La domanda sembra banale: è più efficace, per vincere le elezioni, scegliere la strada di un processo partecipativo che parte dal basso capace di continuare la strada di cambiamento dei nuovi comuni, promuovendo una lista di unità popolare, o è meglio puntare sul solo partito di Podemos? Il gruppo dirigente di Podemos ha per ora escluso la possibilità di fare un passo indietro, per presentare liste come quelle realizzate a Madrid e Barcellona. La direzione del partito ha definito il regolamento per le primarie che dovranno eleggere entro luglio sia il candidato alla presidenza del consiglio che i parlamentari, primarie aperte anche a persone iscritte ad altri partiti. Nel corso del Foro per il Cambiamento che Podemos ha svolto sabato scorso a Madrid, 32 tavoli di lavoro e 80 ore di dibattito, tutti i dirigenti storici hanno ribadito che Podemos è il solo partito che può conquistare il governo del paese.

Questa scelta non ha convinto, come era prevedibile, forze come Izquierda Unida e gli ecologisti di Equo. Non ha persuaso, però, neanche militanti dello stesso Podemos e soprattutto attivisti di quei movimenti sociali che sono stati alla base del successo nelle amministrative. Lo stesso regolamento per le primarie non ha convinto alcuni dirigenti dei territori, che contestano la decisione di eleggere candidato premier e parlamentari in un’unica circoscrizione nazionale e non su basi territoriali. Da più di una settimana questa insoddisfazione si è tradotta in una iniziativa cittadina, dal significativo nome Ahora en Común che in poco tempo ha raccolto oltre 25mila adesioni.
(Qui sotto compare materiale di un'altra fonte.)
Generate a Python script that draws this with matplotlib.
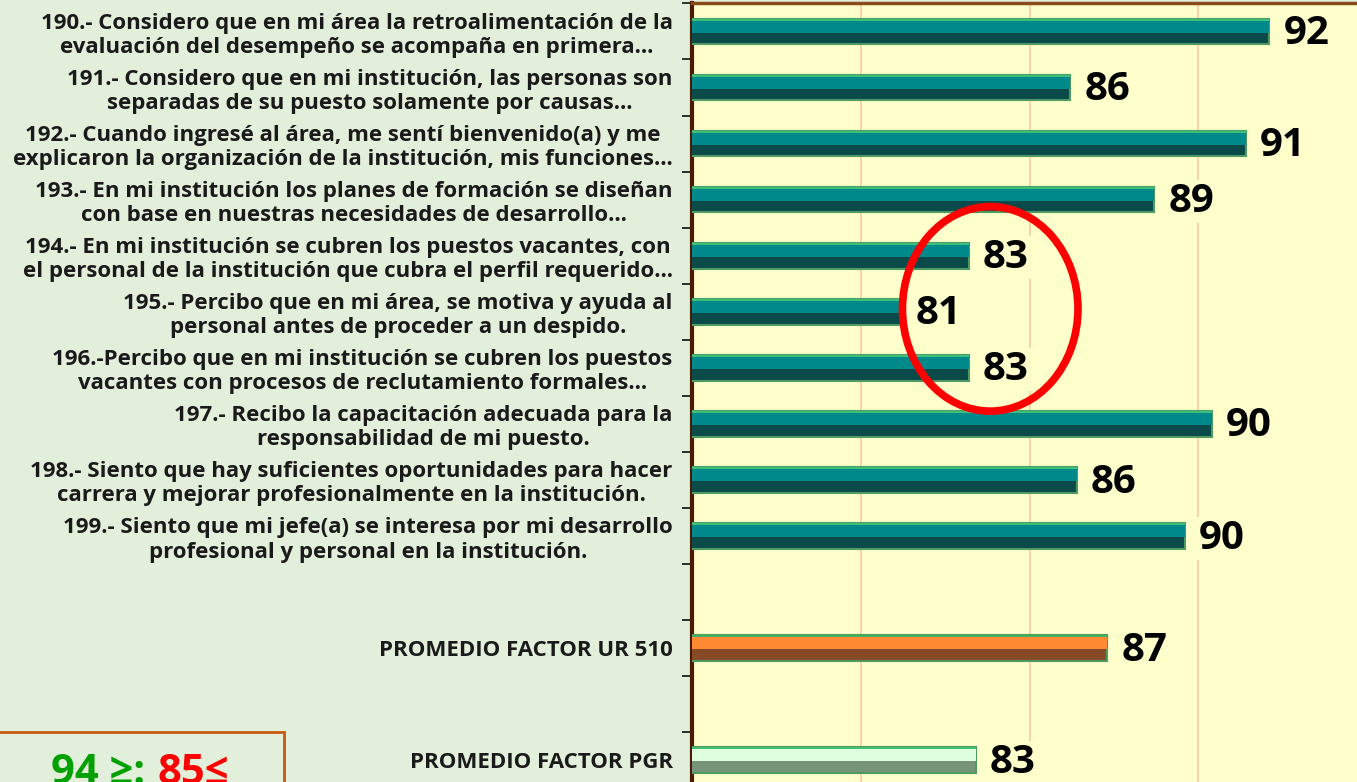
import matplotlib.pyplot as plt
import numpy as np
from matplotlib.patches import Ellipse, Rectangle

plt.rcParams['font.family'] = ['Open Sans', 'DejaVu Sans']

# preguntas (de arriba hacia abajo), con espacios vacios entre grupos
labels = [
    "190.- Considero que en mi área la retroalimentación de la\nevaluación del desempeño se acompaña en primera…",
    "191.- Considero que en mi institución, las personas son\nseparadas de su puesto solamente por causas…",
    "192.- Cuando ingresé al área, me sentí bienvenido(a) y me\nexplicaron la organización de la institución, mis funciones…",
    "193.- En mi institución los planes de formación se diseñan\ncon base en nuestras necesidades de desarrollo…",
    "194.- En mi institución se cubren los puestos vacantes, con\nel personal de la institución que cubra el perfil requerido…",
    "195.- Percibo que en mi área, se motiva y ayuda al\npersonal antes de proceder a un despido.",
    "196.-Percibo que en mi institución se cubren los puestos\nvacantes con procesos de reclutamiento formales…",
    "197.- Recibo la capacitación adecuada para la\nresponsabilidad de mi puesto.",
    "198.- Siento que hay suficientes oportunidades para hacer\ncarrera y mejorar profesionalmente en la institución.",
    "199.- Siento que mi jefe(a) se interesa por mi desarrollo\nprofesional y personal en la institución.",
    "",
    "PROMEDIO FACTOR UR 510",
    "",
    "PROMEDIO FACTOR PGR",
]
values = [92.1, 86.2, 91.4, 88.7, 83.2, 81.2, 83.2, 90.4, 86.4, 89.6, None, 87.3, None, 83.4]
value_labels = ["92", "86", "91", "89", "83", "81", "83", "90", "86", "90", "", "87", "", "83"]
kind = ["item"] * 10 + ["", "ur", "", "pgr"]

# colores (claro arriba, oscuro abajo, borde) para cada tipo de barra
styles = {
    "item": ("#00898B", "#0B4A4A", "#3DC07A"),
    "ur": ("#FF8A33", "#874A26", "#45B060"),
    "pgr": ("#DDFFDD", "#789478", "#45C070"),
}

XMIN, XMAX = 75, 94.7
H = 0.46

fig = plt.figure(figsize=(13.57, 7.82), dpi=100, facecolor="#E2EFDA")
ax = fig.add_axes([0.51, -0.0077, 0.49, 1.0033])
ax.set_facecolor("#FFFFCC")

# eje y invertido: p - H/2 es el borde superior de la barra
pos = np.arange(len(labels))
for p, v, k in zip(pos, values, kind):
    if v is None:
        continue
    top, bot, edge = styles[k]
    ax.barh(p, v, height=H, color=bot, edgecolor="#4E9A62", linewidth=1.5, zorder=3)
    ax.barh(p - 0.095, v, height=0.23, color=top, linewidth=0, zorder=3)
    ax.barh(p - 0.207, v, height=0.035, color=edge, linewidth=0, zorder=3)

for p, v, t in zip(pos, values, value_labels):
    if v is None:
        continue
    ax.text(v + 0.42, p + 0.04, t, fontsize=29, fontweight="bold", color="black",
            va="center", ha="left", zorder=4,
            bbox=dict(boxstyle="square,pad=0.05", fc="#FFFFCC", ec="none"))

ax.set_xlim(XMIN, XMAX)
ax.set_ylim(len(labels) - 0.5, -0.5)
ax.set_xticks([80, 85, 90])
ax.xaxis.grid(True, color="#F8C9A0", linewidth=1.2, zorder=0)
ax.tick_params(axis="x", length=0, labelbottom=False)

ax.set_yticks(pos)
ax.set_yticklabels(labels, fontsize=16, fontweight="bold", color="#1A1A1A",
                   multialignment="center", linespacing=1.2)
ax.set_yticks(np.arange(len(labels) + 1) - 0.5, minor=True)
ax.tick_params(axis="y", which="major", length=0, pad=14)
ax.tick_params(axis="y", which="minor", length=7, width=1.3, color="#222222")

for s in ["right", "bottom"]:
    ax.spines[s].set_visible(False)
ax.spines["left"].set_color("#4A1A05")
ax.spines["left"].set_linewidth(3)
ax.spines["top"].set_color("#8B4A1A")
ax.spines["top"].set_linewidth(2.5)

# circulo rojo alrededor de los items 194-196
low = [i for i in range(4, 7)]
cx = np.mean([values[i] for i in low]) + 1.3
ax.add_patch(Ellipse((cx, np.mean(low) - 0.05), 5.2, 3.65, fill=False,
                     edgecolor="#FF0000", linewidth=5.5, zorder=5))

# recuadro de rangos
fig.patches.append(Rectangle((-0.01, -0.05), 0.2195, 0.1145, transform=fig.transFigure,
                             fill=False, edgecolor="#C55A11", linewidth=2))
fig.text(0.107, -0.003, "94 ≥:", color="#00A000", fontsize=30, fontweight="bold",
         ha="right", va="baseline")
fig.text(0.116, -0.003, "85≤", color="#FF0000", fontsize=30, fontweight="bold",
         ha="left", va="baseline")

fig.savefig("out.png", dpi=100, facecolor=fig.get_facecolor())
A favore dell’iniziativa è uscito un manifesto firmato da 120 personalità del mondo della cultura, primo firmatario il regista Almodovar. Ahora en comun è ispirata dalla convinzione che il successo sta nell’unione delle diversità, creando spazi per tutte le persone e le forze politiche che lavorano per il cambiamento.
Izquierda Unida, che ha recentemente approvato la scelta di rinunciare a presentarsi per favorire liste di unità popolare, ha appoggiato il progetto, negando di esserne l’ispiratrice. Il leader di Podemos l’ha invece bollata come tentativo di sommare partiti in crisi e di voler rinchiudere il bisogno di cambiamento in una perdente coalizione di sinistra, chiarendo che non si sente moralmente obbligato a salvare la sinistra.

Va detto che questa indisponibilità è contraddetta in alcune circoscrizioni, come Galiza, Catalunya, Euskadi y País Valencià, nelle quali è proprio Podemos a proporre scelte di convergenza con altre forze, rinunciando alla propria lista. Ahora en Común continuerà a lavorare sulla sua proposta convinta che raccolga il bisogno di unità già acclarato nei risultati elettorali delle amministrative, negando di essere un feticcio o una zuppa di sigle di partiti in crisi o solo un sogno romantico.

Senza mettere in discussione la centralità di Podemos come principale realtà in grado di sconfiggere le destre e il progetto moderato dei socialisti, ma con la convinzione che solo liste di unità popolare possono moltiplicare i voti. L’inasprimento dei toni potrebbe approdare alla presentazione di più liste, risultato nefasto per tutti, a solo vantaggio del Psoe e dello stesso Pp.
Ahora en Común ha già dichiarato che se non si riuscisse a coinvolgere anche il partito di Iglesias l’iniziativa sarebbe da considerarsi fallita. Trovare un punto di intesa, anche per far fronte ad una legge elettorale concepita per favorire il bipartitismo.

In molte circoscrizioni non unire le forze può significare non eleggere rappresentanti, compromettendo il risultato complessivo.

La discussione per essere feconda non può essere rinchiusa negli steccati degli incontri di vertice, deve coinvolgere elettori e elettrici, una discussione che aiuti a inventare la formula più efficace per vincere e definire fisionomia e contenuti con cui si vuole cambiare la Spagna.